30/10/2021 - 8:16
A execução de guerrilheiros suspeitos de traição por decisão da direção da organização a que pertenciam é um dos aspectos mais polêmicos da ação dos grupos que pegaram em armas contra a ditadura militar. É sobre quatro casos comprovados de assassinato de colegas que não resistiram à tortura e forneceram dados que levaram à captura de companheiros ou que poderiam trair que o jornalista Lucas Ferraz trata em seu livro Injustiçados, execuções de militantes nos tribunais revolucionários durante a ditadura (Companhia das Letras).
O título é ele mesmo uma sentença sobre cada vítima da violência revolucionária. O autor lembra que os executores tinham diante de si inocentes, ao mesmo tempo que não atingiram os verdadeiros traidores, os que receberam dinheiro para delatar ou mudaram de lado, como José Anselmo dos Santos, o cabo Anselmo.
É um julgamento. Ferraz aborda quatro casos ocorridos em centros urbanos. As vítimas foram Márcio Leite Toledo, Carlos Alberto Maciel Cardoso, Francisco Jacques de Alvarenga e Salatiel Teixeira Rolim. Os três primeiros foram mortos por companheiros da Ação Libertadora Nacional (ALN), grupo fundado por Carlos Marighella, enquanto o último foi executado por remanescentes do Partido Comunista Brasileiro Revolucionário (PCBR).
‘CACHORROS’
Todos foram mortos entre 1971 e 1973, quando a luta armada estava derrotada, e o que restava dos grupos que pegaram em armas vivia acossado pela ameaça da prisão, tortura e morte nos Destacamentos de Operações Especiais (DOI). Esse ambiente ficou ainda mais envenenado com a tática dos órgãos de repressão de cooptar militantes para transformá-los nos “cachorros”: colaboradores que entregavam os colegas. Tinham contrato e salário.
Criou-se o que o autor chama de a “síndrome de Severino”, a desconfiança generalizada nascida em razão de traições, como a do militante José da Silva Tavares, o Severino, que fez um acordo com o delegado Sergio Fleury e entregou o líder da ALN Joaquim Câmara Ferreira, o Toledo, em 1970.

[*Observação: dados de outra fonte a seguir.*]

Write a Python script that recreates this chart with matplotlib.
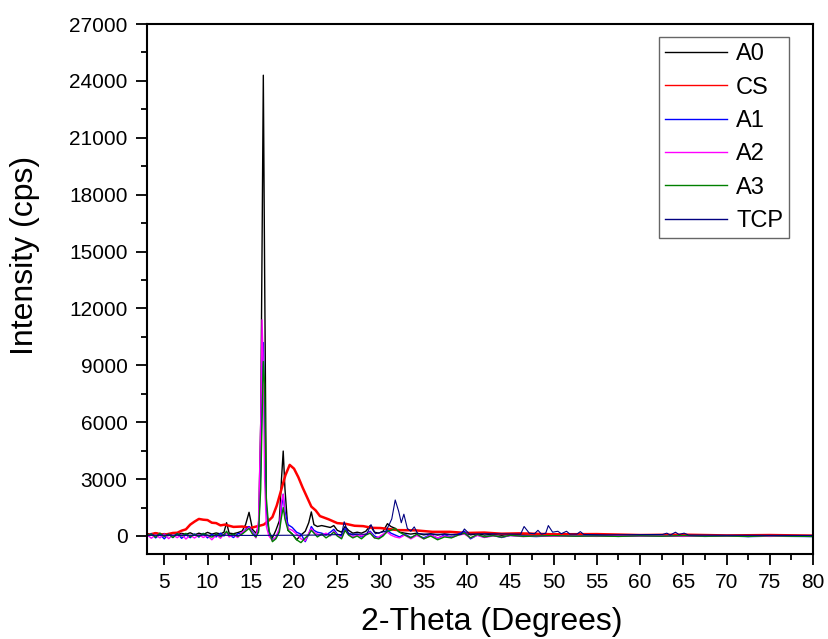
import numpy as np
import matplotlib.pyplot as plt
from matplotlib.ticker import MultipleLocator

plt.rcParams['font.family'] = ['Liberation Sans', 'DejaVu Sans']

# Общая сетка 2-Theta для образцов A0..A3
theta_a = [3.0, 3.5, 4.0, 4.5, 5.0, 5.5, 6.0, 6.5, 7.0, 7.5,
           8.0, 8.5, 9.0, 9.5, 10.0, 10.5, 11.0, 11.5, 11.9, 12.2,
           12.5, 13.0, 13.5, 14.0, 14.4, 14.8, 15.2, 15.6, 15.9, 16.15,
           16.3, 16.45, 16.6, 16.8, 17.1, 17.5, 17.9, 18.3, 18.55, 18.75,
           18.95, 19.3, 19.8, 20.3, 20.8, 21.3, 21.7, 22.0, 22.3, 22.7,
           23.2, 23.7, 24.2, 24.6, 25.0, 25.5, 25.9, 26.3, 26.8, 27.3,
           27.8, 28.3, 28.8, 29.3, 29.8, 30.3, 30.8, 31.2, 31.7, 32.2,
           32.8, 33.5, 34.2, 35.0, 35.8, 36.6, 37.4, 38.2, 39.0, 39.7,
           40.4, 41.2, 42.0, 43.0, 44.0, 45.0, 46.5, 48.0, 50.0, 52.5,
           55.0, 57.5, 60.0, 62.5, 65.0, 67.5, 70.0, 72.5, 75.0, 77.5,
           80.0]

a0 = [150, 40, 180, 60, 130, 20, 160, 70, 140, 90,
      170, 60, 150, 80, 190, 100, 160, 110, 200, 700,
      150, 120, 180, 260, 600, 1250, 350, 150, 500, 6000,
      15000, 24300, 14000, 1500, 200, -100, 300, 800, 3000, 4480,
      2500, 300, 100, -200, 50, 250, 700, 1270, 600, 500,
      550, 500, 450, 550, 300, 200, 500, 300, 150, 200,
      150, 250, 550, 200, 150, 250, 650, 500, 400, 200,
      150, 100, 150, 60, 120, 50, 110, 60, 100, 180,
      60, 120, 50, 90, 40, 80, 60, 30, 50, 20,
      40, 10, 30, 0, 20, -10, 10, -20, 0, -10,
      -20]

a1 = [-50, 120, -100, 80, -150, 100, -80, 130, -120, 60,
      -90, 110, -60, 140, -100, 90, -50, 150, 0, 200,
      50, -80, 120, 150, 350, 500, 200, 0, 300, 3500,
      7500, 10200, 6000, 1500, 200, -200, -100, 300, 1500, 2200,
      1300, 600, 450, 200, 100, -300, 100, 500, 300, 200,
      150, 50, 200, 350, 100, 0, 400, 150, 50, 100,
      -50, 100, 250, 0, -100, 50, 300, 150, 50, -50,
      100, -80, 50, -100, 80, -120, 60, -60, 100, 250,
      -150, 50, -60, 40, -80, 30, 0, -30, 20, -10,
      10, -20, 0, -10, 20, -20, 0, -30, -10, -20,
      -30]

a2 = [80, -120, 60, -100, 110, -140, 50, -90, 90, -160,
      40, -110, 70, -80, 30, -200, 60, -120, 100, 150,
      -50, 60, -80, 200, 300, 450, 150, -100, 800, 6000,
      11400, 9000, 3000, 500, 0, -250, -50, 400, 1800, 2200,
      1000, 400, 300, 100, -150, -250, 150, 400, 200, 100,
      50, 150, 0, 250, 50, -100, 300, 100, -50, 50,
      0, 100, 200, -100, -50, 100, 200, 50, -50, -100,
      50, -150, 30, -150, 50, -100, 0, -80, 50, 100,
      -100, 30, -80, 0, -50, 20, -30, 0, -10, 0,
      -20, 10, -10, 0, -20, 10, -10, 0, -20, 0,
      -10]

a3 = [20, 100, -60, 150, -30, 90, -80, 120, 0, 140,
      -40, 80, -20, 130, 40, -60, 100, -30, 80, 250,
      30, 100, -20, 100, 250, 400, 100, -50, 200, 2500,
      6000, 9200, 8000, 2000, 300, -300, -150, 200, 1000, 1500,
      900, 300, 100, -200, -350, -100, 50, 300, 150, -50,
      100, -100, 50, 200, 0, -150, 300, 50, -100, 0,
      -150, 50, 150, -100, -150, 0, 250, 300, 400, 200,
      50, -100, 100, -150, 0, -200, -50, -100, 50, 150,
      -100, 80, -50, 20, -60, 40, -20, 0, 20, -10,
      0, -20, 10, -10, 20, -10, 0, -20, 10, -10,
      -20]

# Хитозан (CS) - широкое гало
theta_cs = [3, 4, 5, 6, 6.5, 7, 7.5, 8, 8.5, 9,
            9.5, 10, 10.5, 11, 11.5, 12, 13, 14, 15, 16,
            16.5, 17, 17.5, 18, 18.5, 19, 19.5, 20, 20.5, 21,
            21.5, 22, 22.5, 23, 24, 25, 26, 27, 28, 29,
            30, 32, 34, 36, 38, 40, 42, 44, 46, 50,
            55, 60, 65, 70, 75, 80]
cs = [50, 150, 60, 160, 170, 280, 350, 600, 760, 900,
      860, 840, 700, 680, 560, 600, 480, 500, 430, 540,
      600, 780, 1000, 1600, 2400, 3200, 3750, 3550, 3100, 2550,
      2050, 1550, 1350, 1050, 880, 680, 640, 540, 520, 430,
      420, 310, 300, 220, 220, 160, 180, 120, 140, 90,
      100, 50, 70, 30, 50, 20]

# TCP
theta_tcp = [3, 10, 15, 20, 23, 25.5, 25.8, 26.3, 28.4, 28.9,
             29.4, 30.6, 31.0, 31.3, 31.7, 32.1, 32.4, 32.7, 33.1, 33.5,
             33.9, 34.3, 35.5, 39.3, 39.7, 40.3, 42, 46.2, 46.6, 47.2,
             47.8, 48.2, 48.6, 49.1, 49.4, 49.9, 50.5, 50.9, 51.5, 51.9,
             52.7, 53.1, 53.5, 56, 62.6, 63.1, 63.5, 64.1, 64.5, 65.1,
             65.6, 70, 80]
tcp = [40, 40, 30, 40, 50, 80, 750, 100, 90, 600,
       120, 250, 600, 900, 1900, 1300, 700, 1150, 400, 250,
       480, 120, 100, 80, 370, 100, 120, 100, 500, 150,
       120, 300, 100, 150, 550, 200, 250, 120, 250, 100,
       100, 230, 80, 60, 80, 150, 50, 200, 80, 150,
       50, 40, 30]

fig = plt.figure(figsize=(8.29, 6.39), dpi=100)
ax = fig.add_axes([0.1773, 0.1330, 0.8034, 0.8294])

ax.plot(theta_a, a0, color='black', lw=1.0, label='A0')
ax.plot(theta_cs, cs, color='#ff0000', lw=1.8, label='CS')
ax.plot(theta_a, a1, color='#0000ff', lw=1.0, label='A1')
ax.plot(theta_a, a2, color='#ff00ff', lw=1.0, label='A2')
ax.plot(theta_a, a3, color='#008000', lw=1.0, label='A3')
ax.plot(theta_tcp, tcp, color='#000080', lw=0.8, label='TCP')

ax.set_xlim(3, 80)
ax.set_ylim(-950, 27000)
ax.xaxis.set_major_locator(MultipleLocator(5))
ax.xaxis.set_minor_locator(MultipleLocator(2.5))
ax.yaxis.set_major_locator(MultipleLocator(3000))
ax.yaxis.set_minor_locator(MultipleLocator(1500))
ax.tick_params(which='major', direction='out', length=8, width=1.3,
               labelsize=15, pad=6)
ax.tick_params(which='minor', direction='out', length=4.5, width=1.3)
for s in ax.spines.values():
    s.set_linewidth(1.5)

ax.set_xlabel('2-Theta (Degrees)', fontsize=23)
ax.set_ylabel('Intensity (cps)', fontsize=23)
ax.xaxis.set_label_coords(0.518, -0.100)
ax.yaxis.set_label_coords(-0.160, 0.564)

leg = ax.legend(loc='upper right', bbox_to_anchor=(0.964, 0.975),
                borderaxespad=0, fontsize=17, handlelength=2.6,
                labelspacing=0.48, handletextpad=0.4, borderpad=0.25,
                fancybox=False, framealpha=1)
leg.get_frame().set_edgecolor('#666666')
leg.get_frame().set_linewidth(1.0)
for h in leg.get_lines():
    h.set_linewidth(1.0)

plt.savefig('out.png', dpi=100)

Assim, Márcio Toledo foi executado pela ALN porque a “revolução não admitia recuos”. Eram chamados de traidores os que, sob tortura, abriram informações aos repressores, como se o militante tivesse o dever de morrer calado. Rolim não foi capaz de cumprir essa obrigação, e isso foi a sua perdição.

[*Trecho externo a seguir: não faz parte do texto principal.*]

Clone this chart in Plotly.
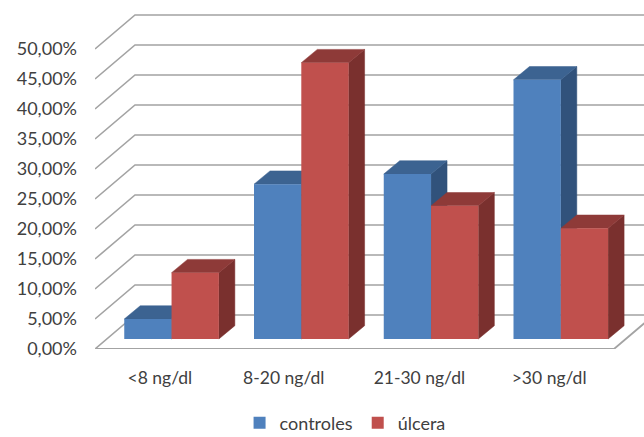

O historiador Jacques Le Goff escreveu que o colega Marc Bloch, apesar de detestar historiadores que “julgam em lugar de compreender”, não deixava, por isso, de enraizar “mais profundamente a história na verdade e na moral”. “A ciência histórica se consuma na ética. A história deve ser verdade; o historiador se realiza como moralista, como justo.” Na falta de guias para jornalistas que se aventuram na história, Le Goff fornece um caminho não muito diverso daquele do editor do Washington Post Ben Bradlee, responsável por publicar os Papéis do Pentágono.
ESQUECIMENTO
Como em toda obra, é possível achar falhas. E a maior delas talvez seja a avaliação do papel de Carlos Eugênio Sarmento Coelho da Paz, líder da ALN e participante confesso das ações que mataram Toledo e o empresário Henning Boilesen, um colaborador do DOI.

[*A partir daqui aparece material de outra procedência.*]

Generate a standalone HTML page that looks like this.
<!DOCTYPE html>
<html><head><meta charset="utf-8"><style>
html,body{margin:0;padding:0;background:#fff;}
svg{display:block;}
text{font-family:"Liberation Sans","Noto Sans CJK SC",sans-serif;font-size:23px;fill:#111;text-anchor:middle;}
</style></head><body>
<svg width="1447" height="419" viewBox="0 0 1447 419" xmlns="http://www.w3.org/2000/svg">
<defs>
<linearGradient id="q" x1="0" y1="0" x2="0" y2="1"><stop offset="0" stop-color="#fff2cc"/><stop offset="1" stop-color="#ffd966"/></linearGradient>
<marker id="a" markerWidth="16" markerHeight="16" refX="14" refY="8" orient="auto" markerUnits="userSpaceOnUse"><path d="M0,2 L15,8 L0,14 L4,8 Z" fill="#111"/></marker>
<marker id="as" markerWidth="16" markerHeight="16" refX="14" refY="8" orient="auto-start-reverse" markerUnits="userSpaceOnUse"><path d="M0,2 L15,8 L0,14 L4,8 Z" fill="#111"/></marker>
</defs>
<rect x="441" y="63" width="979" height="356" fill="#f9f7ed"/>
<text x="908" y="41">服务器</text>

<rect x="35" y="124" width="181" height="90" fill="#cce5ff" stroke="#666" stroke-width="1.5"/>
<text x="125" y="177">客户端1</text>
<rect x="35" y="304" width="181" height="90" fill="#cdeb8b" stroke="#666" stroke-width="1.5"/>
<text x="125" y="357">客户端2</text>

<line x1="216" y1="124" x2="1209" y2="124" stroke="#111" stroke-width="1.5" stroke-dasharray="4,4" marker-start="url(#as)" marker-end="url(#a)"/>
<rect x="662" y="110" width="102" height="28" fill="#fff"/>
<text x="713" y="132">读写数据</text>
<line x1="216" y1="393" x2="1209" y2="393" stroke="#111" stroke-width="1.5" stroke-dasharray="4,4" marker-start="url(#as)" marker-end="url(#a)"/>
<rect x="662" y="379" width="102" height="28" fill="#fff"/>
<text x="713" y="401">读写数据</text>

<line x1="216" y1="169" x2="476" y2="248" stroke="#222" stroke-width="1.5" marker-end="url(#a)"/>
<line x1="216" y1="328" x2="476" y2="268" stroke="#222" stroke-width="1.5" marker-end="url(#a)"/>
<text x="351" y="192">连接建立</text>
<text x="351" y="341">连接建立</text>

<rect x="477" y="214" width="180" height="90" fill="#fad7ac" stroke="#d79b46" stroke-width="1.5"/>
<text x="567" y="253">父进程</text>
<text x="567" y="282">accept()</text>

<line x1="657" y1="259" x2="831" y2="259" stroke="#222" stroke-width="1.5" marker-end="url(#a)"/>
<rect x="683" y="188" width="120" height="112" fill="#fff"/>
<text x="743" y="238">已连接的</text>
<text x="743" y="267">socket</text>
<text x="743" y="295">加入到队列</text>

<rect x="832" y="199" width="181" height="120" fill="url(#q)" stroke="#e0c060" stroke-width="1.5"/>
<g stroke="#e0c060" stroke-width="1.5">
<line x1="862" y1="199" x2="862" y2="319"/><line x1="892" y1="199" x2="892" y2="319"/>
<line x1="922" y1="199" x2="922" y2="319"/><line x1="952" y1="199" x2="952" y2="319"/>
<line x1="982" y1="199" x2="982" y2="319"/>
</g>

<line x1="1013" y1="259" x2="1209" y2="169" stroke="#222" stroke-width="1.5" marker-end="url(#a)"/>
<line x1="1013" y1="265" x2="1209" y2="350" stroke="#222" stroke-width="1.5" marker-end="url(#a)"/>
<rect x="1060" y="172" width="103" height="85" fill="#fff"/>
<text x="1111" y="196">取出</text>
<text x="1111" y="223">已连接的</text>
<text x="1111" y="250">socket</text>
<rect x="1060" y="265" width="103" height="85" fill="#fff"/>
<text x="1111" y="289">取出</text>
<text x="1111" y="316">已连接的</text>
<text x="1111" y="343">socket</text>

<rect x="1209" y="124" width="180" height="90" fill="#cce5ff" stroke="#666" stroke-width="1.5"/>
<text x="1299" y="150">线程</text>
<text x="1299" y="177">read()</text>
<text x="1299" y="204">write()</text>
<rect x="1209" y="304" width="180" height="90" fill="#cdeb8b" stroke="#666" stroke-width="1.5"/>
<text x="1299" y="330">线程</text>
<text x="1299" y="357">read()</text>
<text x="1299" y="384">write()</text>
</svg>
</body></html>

O livro não é um estudo sobre a violência revolucionária, nem procura igualar a violência do opressor à do oprimido. As técnicas usadas são as do jornalismo. E registra um capítulo que permaneceu entre o esquecimento de quem o protagonizou e o uso vulgar desses crimes por quem busca justificar a tortura e o assassinato cometidos por agentes do Estado.
As informações são do jornal O Estado de S. Paulo.